═════ Supplied material ═════
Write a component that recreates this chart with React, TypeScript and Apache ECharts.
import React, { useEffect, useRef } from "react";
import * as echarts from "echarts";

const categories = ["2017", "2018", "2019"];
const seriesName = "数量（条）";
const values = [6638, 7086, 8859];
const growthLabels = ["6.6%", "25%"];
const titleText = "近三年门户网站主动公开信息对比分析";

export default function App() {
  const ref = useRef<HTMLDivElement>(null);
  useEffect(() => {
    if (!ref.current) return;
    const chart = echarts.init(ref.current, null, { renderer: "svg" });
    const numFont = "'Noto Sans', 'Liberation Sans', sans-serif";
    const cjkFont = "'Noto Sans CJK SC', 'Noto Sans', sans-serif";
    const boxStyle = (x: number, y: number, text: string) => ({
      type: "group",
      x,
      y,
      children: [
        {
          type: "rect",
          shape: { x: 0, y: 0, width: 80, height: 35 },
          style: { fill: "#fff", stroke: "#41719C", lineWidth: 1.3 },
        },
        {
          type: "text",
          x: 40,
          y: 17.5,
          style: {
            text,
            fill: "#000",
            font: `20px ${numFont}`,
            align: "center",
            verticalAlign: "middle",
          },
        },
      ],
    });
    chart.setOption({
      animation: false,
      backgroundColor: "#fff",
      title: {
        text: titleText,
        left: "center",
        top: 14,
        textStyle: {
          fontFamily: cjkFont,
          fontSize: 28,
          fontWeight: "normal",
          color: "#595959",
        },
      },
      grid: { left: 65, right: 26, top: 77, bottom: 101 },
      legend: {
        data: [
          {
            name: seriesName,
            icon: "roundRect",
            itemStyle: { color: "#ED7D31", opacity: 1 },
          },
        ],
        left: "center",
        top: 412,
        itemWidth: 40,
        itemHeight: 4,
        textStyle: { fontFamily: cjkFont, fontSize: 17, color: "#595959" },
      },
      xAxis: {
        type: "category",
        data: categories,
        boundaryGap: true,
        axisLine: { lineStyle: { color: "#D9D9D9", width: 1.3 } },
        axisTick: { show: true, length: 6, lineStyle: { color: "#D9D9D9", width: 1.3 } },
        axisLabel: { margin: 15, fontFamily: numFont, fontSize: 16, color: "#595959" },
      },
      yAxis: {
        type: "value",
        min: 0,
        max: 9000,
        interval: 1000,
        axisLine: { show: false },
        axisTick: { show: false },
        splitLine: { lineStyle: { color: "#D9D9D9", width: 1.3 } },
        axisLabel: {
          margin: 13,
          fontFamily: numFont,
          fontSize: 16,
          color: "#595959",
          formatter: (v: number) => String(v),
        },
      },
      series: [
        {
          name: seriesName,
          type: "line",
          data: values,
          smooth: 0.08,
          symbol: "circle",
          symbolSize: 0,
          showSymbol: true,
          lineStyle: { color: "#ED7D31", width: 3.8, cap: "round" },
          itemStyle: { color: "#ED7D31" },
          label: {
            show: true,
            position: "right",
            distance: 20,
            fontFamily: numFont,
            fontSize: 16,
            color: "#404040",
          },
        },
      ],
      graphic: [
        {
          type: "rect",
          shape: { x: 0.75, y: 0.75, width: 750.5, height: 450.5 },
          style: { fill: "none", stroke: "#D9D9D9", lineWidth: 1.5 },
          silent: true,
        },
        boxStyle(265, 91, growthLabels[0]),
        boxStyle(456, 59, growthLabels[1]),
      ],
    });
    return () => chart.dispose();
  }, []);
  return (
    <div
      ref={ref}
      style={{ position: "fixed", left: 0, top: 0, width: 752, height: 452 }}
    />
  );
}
═════
◆ Written request: Every line of the material must be returned exactly as it appears.

◆ Result of the task:
Write a component that recreates this chart with React, TypeScript and Apache ECharts.
import React, { useEffect, useRef } from "react";
import * as echarts from "echarts";

const categories = ["2017", "2018", "2019"];
const seriesName = "数量（条）";
const values = [6638, 7086, 8859];
const growthLabels = ["6.6%", "25%"];
const titleText = "近三年门户网站主动公开信息对比分析";

export default function App() {
  const ref = useRef<HTMLDivElement>(null);
  useEffect(() => {
    if (!ref.current) return;
    const chart = echarts.init(ref.current, null, { renderer: "svg" });
    const numFont = "'Noto Sans', 'Liberation Sans', sans-serif";
    const cjkFont = "'Noto Sans CJK SC', 'Noto Sans', sans-serif";
    const boxStyle = (x: number, y: number, text: string) => ({
      type: "group",
      x,
      y,
      children: [
        {
          type: "rect",
          shape: { x: 0, y: 0, width: 80, height: 35 },
          style: { fill: "#fff", stroke: "#41719C", lineWidth: 1.3 },
        },
        {
          type: "text",
          x: 40,
          y: 17.5,
          style: {
            text,
            fill: "#000",
            font: `20px ${numFont}`,
            align: "center",
            verticalAlign: "middle",
          },
        },
      ],
    });
    chart.setOption({
      animation: false,
      backgroundColor: "#fff",
      title: {
        text: titleText,
        left: "center",
        top: 14,
        textStyle: {
          fontFamily: cjkFont,
          fontSize: 28,
          fontWeight: "normal",
          color: "#595959",
        },
      },
      grid: { left: 65, right: 26, top: 77, bottom: 101 },
      legend: {
        data: [
          {
            name: seriesName,
            icon: "roundRect",
            itemStyle: { color: "#ED7D31", opacity: 1 },
          },
        ],
        left: "center",
        top: 412,
        itemWidth: 40,
        itemHeight: 4,
        textStyle: { fontFamily: cjkFont, fontSize: 17, color: "#595959" },
      },
      xAxis: {
        type: "category",
        data: categories,
        boundaryGap: true,
        axisLine: { lineStyle: { color: "#D9D9D9", width: 1.3 } },
        axisTick: { show: true, length: 6, lineStyle: { color: "#D9D9D9", width: 1.3 } },
        axisLabel: { margin: 15, fontFamily: numFont, fontSize: 16, color: "#595959" },
      },
      yAxis: {
        type: "value",
        min: 0,
        max: 9000,
        interval: 1000,
        axisLine: { show: false },
        axisTick: { show: false },
        splitLine: { lineStyle: { color: "#D9D9D9", width: 1.3 } },
        axisLabel: {
          margin: 13,
          fontFamily: numFont,
          fontSize: 16,
          color: "#595959",
          formatter: (v: number) => String(v),
        },
      },
      series: [
        {
          name: seriesName,
          type: "line",
          data: values,
          smooth: 0.08,
          symbol: "circle",
          symbolSize: 0,
          showSymbol: true,
          lineStyle: { color: "#ED7D31", width: 3.8, cap: "round" },
          itemStyle: { color: "#ED7D31" },
          label: {
            show: true,
            position: "right",
            distance: 20,
            fontFamily: numFont,
            fontSize: 16,
            color: "#404040",
          },
        },
      ],
      graphic: [
        {
          type: "rect",
          shape: { x: 0.75, y: 0.75, width: 750.5, height: 450.5 },
          style: { fill: "none", stroke: "#D9D9D9", lineWidth: 1.5 },
          silent: true,
        },
        boxStyle(265, 91, growthLabels[0]),
        boxStyle(456, 59, growthLabels[1]),
      ],
    });
    return () => chart.dispose();
  }, []);
  return (
    <div
      ref={ref}
      style={{ position: "fixed", left: 0, top: 0, width: 752, height: 452 }}
    />
  );
}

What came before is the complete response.